---- Record extracts

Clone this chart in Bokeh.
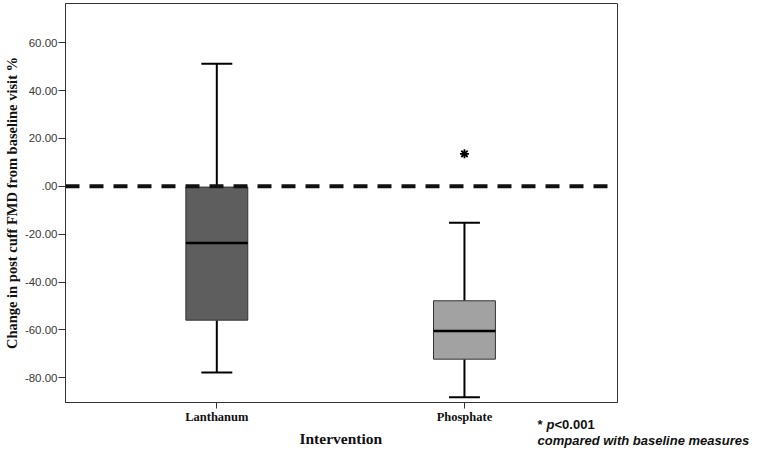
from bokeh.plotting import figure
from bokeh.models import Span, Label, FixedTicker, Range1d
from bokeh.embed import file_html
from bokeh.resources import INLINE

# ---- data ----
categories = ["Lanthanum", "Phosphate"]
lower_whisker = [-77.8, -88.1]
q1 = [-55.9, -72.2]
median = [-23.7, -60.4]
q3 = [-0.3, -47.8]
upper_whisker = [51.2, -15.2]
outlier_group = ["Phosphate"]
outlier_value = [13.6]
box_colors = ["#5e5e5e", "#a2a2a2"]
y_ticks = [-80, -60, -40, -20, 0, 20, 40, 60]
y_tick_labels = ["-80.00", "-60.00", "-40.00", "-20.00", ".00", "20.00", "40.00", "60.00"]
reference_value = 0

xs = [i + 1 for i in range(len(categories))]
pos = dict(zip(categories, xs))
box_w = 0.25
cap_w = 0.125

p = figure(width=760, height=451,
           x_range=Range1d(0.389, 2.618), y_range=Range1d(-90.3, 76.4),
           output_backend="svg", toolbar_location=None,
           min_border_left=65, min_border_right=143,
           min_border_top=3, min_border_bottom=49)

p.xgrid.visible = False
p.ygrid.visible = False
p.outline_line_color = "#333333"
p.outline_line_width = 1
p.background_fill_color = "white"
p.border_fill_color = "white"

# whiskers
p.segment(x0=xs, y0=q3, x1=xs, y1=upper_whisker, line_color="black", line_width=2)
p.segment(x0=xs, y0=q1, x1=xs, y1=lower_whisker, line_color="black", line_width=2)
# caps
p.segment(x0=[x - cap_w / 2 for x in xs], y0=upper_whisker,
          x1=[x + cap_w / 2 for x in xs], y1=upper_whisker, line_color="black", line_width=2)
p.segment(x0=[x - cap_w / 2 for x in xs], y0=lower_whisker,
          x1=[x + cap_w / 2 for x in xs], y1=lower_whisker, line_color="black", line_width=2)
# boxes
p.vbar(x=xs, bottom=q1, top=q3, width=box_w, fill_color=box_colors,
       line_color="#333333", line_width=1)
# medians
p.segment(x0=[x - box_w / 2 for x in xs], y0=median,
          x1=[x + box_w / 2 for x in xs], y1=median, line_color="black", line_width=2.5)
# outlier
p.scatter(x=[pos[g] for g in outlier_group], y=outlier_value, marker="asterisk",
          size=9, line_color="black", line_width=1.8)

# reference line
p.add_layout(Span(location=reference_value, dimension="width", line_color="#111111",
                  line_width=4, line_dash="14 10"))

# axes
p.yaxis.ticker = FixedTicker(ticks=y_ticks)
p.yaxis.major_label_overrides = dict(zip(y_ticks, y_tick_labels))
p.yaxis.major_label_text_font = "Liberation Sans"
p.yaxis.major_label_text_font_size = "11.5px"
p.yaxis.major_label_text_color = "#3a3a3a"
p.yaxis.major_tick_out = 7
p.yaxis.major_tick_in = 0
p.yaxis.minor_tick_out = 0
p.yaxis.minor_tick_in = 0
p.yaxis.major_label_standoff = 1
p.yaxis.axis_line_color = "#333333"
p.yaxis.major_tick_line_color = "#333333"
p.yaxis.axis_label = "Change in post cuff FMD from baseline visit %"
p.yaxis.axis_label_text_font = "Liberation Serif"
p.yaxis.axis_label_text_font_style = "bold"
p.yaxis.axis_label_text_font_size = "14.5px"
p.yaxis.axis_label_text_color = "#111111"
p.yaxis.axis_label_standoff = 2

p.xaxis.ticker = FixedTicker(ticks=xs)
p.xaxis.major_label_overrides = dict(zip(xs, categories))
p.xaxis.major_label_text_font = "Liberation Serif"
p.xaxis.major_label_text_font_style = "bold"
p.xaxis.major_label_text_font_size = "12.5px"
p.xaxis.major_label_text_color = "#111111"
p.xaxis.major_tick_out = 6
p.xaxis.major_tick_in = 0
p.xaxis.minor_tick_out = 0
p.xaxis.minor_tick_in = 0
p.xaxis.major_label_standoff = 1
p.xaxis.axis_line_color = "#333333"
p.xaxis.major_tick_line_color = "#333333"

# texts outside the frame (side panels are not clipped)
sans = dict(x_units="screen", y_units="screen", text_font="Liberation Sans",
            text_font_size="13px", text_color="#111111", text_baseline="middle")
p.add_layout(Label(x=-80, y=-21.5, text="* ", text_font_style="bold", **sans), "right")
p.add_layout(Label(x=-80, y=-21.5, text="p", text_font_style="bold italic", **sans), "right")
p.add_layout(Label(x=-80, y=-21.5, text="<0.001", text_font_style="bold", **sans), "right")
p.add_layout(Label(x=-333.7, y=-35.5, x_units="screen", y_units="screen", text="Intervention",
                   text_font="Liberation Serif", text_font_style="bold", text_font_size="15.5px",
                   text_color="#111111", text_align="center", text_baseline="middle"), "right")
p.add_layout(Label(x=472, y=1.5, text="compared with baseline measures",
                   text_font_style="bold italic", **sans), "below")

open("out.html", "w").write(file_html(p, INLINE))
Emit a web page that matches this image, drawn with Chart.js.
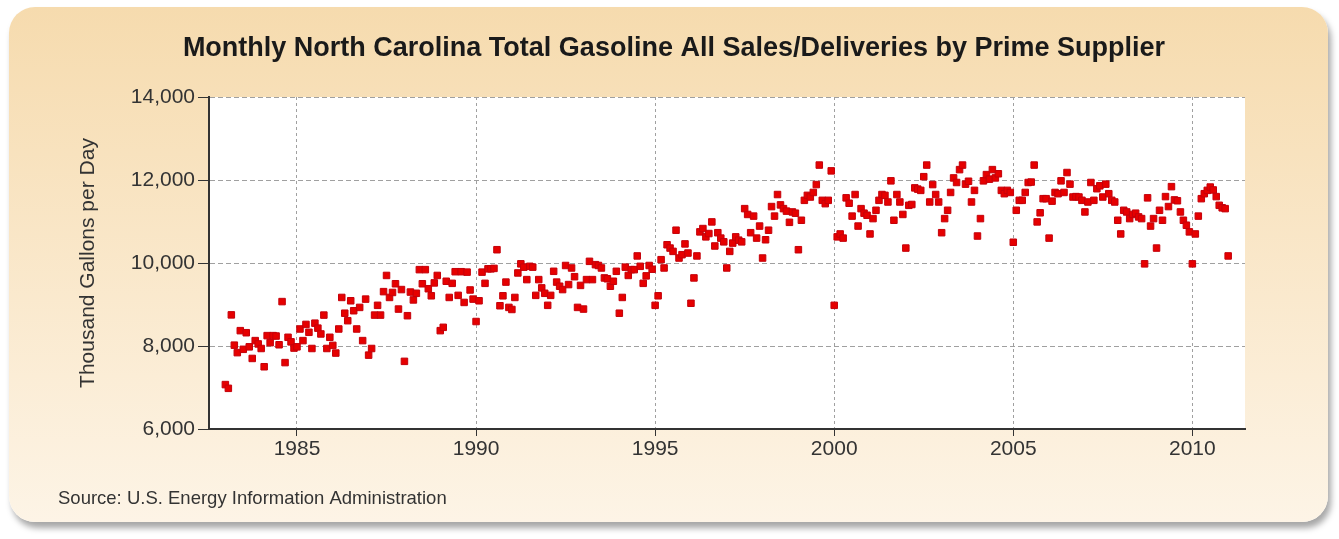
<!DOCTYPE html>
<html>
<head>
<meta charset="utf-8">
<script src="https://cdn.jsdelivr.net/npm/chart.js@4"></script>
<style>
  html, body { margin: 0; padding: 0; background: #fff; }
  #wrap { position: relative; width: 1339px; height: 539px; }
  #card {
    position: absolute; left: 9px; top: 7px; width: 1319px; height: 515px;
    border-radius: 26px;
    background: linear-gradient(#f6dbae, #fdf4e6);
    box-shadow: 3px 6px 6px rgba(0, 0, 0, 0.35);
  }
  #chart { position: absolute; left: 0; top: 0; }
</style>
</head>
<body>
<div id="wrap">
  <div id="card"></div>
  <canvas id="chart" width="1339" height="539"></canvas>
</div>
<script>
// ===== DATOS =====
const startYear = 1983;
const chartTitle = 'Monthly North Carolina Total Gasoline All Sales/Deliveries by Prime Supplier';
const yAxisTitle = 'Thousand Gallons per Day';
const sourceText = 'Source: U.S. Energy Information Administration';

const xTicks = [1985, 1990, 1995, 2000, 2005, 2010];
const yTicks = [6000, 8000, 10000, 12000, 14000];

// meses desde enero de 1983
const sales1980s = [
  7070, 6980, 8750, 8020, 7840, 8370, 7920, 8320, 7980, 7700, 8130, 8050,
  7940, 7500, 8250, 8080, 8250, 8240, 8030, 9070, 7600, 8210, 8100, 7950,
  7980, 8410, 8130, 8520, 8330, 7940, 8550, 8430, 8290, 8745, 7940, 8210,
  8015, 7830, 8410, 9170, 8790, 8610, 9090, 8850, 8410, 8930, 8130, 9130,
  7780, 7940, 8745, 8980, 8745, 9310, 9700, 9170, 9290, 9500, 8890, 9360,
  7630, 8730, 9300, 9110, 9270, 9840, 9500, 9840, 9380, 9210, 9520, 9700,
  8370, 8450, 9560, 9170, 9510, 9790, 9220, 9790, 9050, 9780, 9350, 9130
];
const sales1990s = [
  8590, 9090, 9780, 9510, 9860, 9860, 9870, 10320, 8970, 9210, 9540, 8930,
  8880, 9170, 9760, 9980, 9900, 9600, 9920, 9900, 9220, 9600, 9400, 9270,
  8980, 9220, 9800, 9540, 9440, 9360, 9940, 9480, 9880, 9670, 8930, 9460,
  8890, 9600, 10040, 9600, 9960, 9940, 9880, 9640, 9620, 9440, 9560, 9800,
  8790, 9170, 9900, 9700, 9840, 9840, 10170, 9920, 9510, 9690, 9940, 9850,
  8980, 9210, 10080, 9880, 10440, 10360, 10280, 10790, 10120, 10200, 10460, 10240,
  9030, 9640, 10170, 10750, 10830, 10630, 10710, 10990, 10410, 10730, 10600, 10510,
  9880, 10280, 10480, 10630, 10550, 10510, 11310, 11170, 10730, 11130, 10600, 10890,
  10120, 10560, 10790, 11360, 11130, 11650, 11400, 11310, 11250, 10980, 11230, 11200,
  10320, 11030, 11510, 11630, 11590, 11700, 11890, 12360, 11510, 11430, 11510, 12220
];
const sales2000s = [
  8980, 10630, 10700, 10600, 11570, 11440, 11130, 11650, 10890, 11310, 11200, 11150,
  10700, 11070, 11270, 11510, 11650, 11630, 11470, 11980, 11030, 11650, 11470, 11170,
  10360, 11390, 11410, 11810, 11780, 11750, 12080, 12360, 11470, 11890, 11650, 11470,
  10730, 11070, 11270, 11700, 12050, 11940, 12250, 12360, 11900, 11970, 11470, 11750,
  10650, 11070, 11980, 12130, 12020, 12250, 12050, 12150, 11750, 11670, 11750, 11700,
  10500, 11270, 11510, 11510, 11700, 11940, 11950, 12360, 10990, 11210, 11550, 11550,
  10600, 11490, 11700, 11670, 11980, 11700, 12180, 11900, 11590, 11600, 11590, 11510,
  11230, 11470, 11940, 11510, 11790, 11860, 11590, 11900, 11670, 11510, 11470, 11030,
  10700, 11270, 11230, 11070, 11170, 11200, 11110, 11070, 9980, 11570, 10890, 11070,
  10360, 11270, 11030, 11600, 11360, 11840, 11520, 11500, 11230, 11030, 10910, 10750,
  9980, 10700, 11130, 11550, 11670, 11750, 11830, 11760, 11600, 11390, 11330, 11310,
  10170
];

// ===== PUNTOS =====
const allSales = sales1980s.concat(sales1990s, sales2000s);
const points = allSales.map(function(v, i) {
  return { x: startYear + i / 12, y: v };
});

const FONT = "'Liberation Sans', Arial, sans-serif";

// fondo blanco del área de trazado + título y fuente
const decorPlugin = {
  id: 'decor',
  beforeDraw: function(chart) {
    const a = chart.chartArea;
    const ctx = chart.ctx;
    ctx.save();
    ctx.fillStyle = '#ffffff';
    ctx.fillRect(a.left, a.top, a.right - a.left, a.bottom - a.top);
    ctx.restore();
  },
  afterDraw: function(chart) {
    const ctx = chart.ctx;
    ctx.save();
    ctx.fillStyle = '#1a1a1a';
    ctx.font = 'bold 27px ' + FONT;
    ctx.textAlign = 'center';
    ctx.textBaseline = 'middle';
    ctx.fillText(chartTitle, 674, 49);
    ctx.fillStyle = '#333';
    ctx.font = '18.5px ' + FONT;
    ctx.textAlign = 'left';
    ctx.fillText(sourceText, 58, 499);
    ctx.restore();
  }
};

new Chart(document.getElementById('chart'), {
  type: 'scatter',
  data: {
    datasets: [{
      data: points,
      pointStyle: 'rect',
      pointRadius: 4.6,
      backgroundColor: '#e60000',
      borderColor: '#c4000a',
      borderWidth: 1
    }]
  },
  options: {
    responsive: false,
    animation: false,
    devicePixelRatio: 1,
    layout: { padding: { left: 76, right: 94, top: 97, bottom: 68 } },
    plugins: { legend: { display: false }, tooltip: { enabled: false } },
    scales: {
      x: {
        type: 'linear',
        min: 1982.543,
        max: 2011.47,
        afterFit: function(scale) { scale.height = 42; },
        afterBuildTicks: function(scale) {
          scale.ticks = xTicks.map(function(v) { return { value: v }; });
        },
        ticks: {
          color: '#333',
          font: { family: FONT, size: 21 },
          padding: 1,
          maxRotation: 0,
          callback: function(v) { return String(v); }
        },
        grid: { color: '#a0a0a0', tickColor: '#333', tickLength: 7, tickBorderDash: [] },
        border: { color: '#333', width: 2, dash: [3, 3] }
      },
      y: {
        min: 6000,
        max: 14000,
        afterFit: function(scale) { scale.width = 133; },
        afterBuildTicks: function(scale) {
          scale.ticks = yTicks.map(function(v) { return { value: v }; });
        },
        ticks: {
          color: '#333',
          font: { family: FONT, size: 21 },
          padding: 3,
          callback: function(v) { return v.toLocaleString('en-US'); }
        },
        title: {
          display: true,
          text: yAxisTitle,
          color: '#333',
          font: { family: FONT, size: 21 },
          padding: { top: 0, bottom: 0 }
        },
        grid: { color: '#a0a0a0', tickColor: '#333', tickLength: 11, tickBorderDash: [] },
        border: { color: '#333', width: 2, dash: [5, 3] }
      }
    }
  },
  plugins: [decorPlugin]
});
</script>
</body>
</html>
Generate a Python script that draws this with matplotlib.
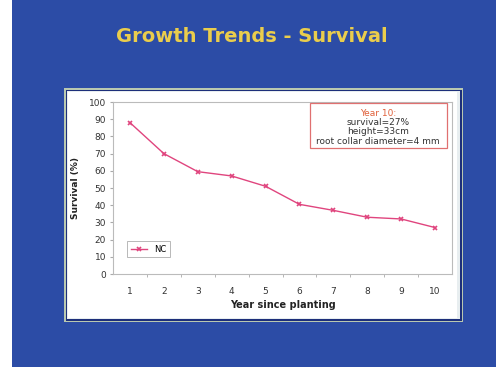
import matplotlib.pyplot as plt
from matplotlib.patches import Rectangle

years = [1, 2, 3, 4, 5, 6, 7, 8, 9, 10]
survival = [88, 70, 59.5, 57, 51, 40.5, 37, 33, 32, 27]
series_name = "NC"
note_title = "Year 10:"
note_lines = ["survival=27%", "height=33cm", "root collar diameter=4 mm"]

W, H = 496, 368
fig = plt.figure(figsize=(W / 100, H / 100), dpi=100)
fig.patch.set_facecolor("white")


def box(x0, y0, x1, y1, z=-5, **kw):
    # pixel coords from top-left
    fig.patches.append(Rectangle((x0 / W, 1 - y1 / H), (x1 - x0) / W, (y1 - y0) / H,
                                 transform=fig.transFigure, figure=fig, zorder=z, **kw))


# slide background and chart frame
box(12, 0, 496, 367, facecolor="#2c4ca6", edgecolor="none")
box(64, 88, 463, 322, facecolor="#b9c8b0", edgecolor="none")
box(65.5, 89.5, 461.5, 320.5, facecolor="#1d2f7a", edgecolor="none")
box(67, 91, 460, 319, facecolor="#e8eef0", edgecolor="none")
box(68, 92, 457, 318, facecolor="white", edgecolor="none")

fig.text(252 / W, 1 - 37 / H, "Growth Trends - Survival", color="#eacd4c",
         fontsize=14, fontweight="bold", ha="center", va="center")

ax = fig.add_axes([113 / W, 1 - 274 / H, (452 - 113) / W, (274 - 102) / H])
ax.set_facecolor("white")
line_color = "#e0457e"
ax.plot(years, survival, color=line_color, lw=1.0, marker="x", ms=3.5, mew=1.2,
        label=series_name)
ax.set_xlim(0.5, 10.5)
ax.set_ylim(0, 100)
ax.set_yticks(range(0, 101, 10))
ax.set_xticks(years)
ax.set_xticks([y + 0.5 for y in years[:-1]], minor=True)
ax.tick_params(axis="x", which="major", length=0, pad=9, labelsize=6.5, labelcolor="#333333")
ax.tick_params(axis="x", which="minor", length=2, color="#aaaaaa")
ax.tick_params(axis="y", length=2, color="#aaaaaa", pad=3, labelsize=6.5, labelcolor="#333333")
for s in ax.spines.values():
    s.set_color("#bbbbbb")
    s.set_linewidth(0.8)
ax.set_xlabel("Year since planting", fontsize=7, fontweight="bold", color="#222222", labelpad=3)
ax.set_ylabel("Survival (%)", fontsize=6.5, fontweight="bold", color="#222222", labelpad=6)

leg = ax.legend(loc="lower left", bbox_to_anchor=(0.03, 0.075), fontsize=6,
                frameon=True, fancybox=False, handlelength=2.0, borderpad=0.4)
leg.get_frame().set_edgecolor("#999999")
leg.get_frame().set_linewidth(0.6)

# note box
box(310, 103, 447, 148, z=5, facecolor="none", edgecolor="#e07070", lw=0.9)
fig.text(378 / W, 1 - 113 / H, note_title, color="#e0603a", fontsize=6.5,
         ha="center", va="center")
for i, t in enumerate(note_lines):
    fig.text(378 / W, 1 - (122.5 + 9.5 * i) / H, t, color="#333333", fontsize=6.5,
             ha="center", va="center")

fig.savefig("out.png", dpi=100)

--------

Read the data above. Pull out each line in which the string "script" appears.

### Task result
<script src="https://cdn.jsdelivr.net/npm/chart.js@4"></script>
<script>
</script>
Generate a Python script that draws this with matplotlib.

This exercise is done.